As such, bolstered by innovative firms and firm leaders, I believe that women today are on the cusp of finding and creating great opportunities for themselves. By approaching their careers strategically, women will fill the leadership roles denied to their predecessors and, in the process, help shape their firms into dynamic workplaces.
But challenges persist. Since March is Women’s History Month, it marks a good time to confront these challenges and devise solutions.

Since the mid-1980s, about half of accounting graduates have been women, but fewer than 15 percent are in executive or management positions, and only 4 percent are CEOs. Clearly, more women are moving out than moving up. This imbalance means that too many firms are missing out on top-notch talent and women may be settling for subordinate careers.

Fortunately, change can happen rapidly. As Kimberly N. Ellison-Taylor, chair of the AICPA, has said, we don’t have to look far into the future to see the talent pool broadening. We can bring about change every day by adopting her philosophy of “Each one, reach one.”

All CPA firms can help create an environment where women can thrive and take leadership roles. I’ve learned a range of lessons along the way that apply to encouraging women to stay in the field and strive for leadership roles:
  • Rethink mentoring – Mentors and mentees shouldn’t look and think alike. Mentors should challenge their mentees to fill gaps in their skill sets. Mentees should squarely assess their strengths and weaknesses with an eye on finding a mentor who can address their needs.
  • Expand horizons – In the early years of my career, I understood the importance of community involvement.

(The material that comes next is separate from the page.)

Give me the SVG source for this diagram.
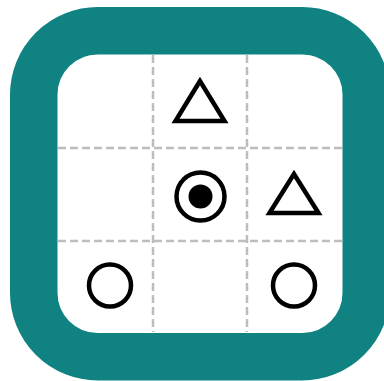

But instead of restricting my choices to my personal passions, the partners chose the causes. The experience taught me that I could go outside my comfort zone and survive. I networked with people I may never have encountered otherwise, learned new skills, and saw different leadership styles in action. All of those factors are essential bricks in the foundation of a fulfilling professional career.
  • Expect excellence and reinvent – The path to leadership is rarely straight. When I started in the profession, I focused on learning and absorbing everything I could. As I built expertise, our partners and managers realized we had created opportunities to champion new specialties, so we went out and sought that business. I changed my practice focus three times, flourishing under the kinds of professional challenges that keep the best and brightest in the profession.
  • Verbalize and listen – Women often believe that the way to achievement is through overqualification and keeping their noses to the grindstone. They fail to recognize that stating their career goals – out loud – lets others see them in their desired positions and help guide them there. On the flip side, it’s up to leadership to hear what they’re saying and craft an inclusive atmosphere that welcomes ideas and provides increasing responsibilities as women climb the career ladder.
  • Fill the slate with qualified people – In our environment, we build the team and then pick the work. The more inclusive the workplace, the better the ideas that can be crafted into sellable propositions. When everyone on a board or in leadership has a similar mind-set, they are going to attract more of the same. This causes energy to flag and bright ideas to languish. Inclusiveness demands breaking boundaries, cultivating young talent in schools and universities, and welcoming these professionals into the fold when they’re ready to fly.
Today’s CPA is a highly trusted professional, valued for the essential skill of problem-solving. By aligning our skills with the most pressing needs of businesses, now and in the future, we can position the profession as an invaluable partner in addressing all the worries plaguing today’s CEOs.

Ushering women and all other traditionally underrepresented talents into this exciting atmosphere assures that the profession is constantly recharged with vibrancy and fresh perspectives.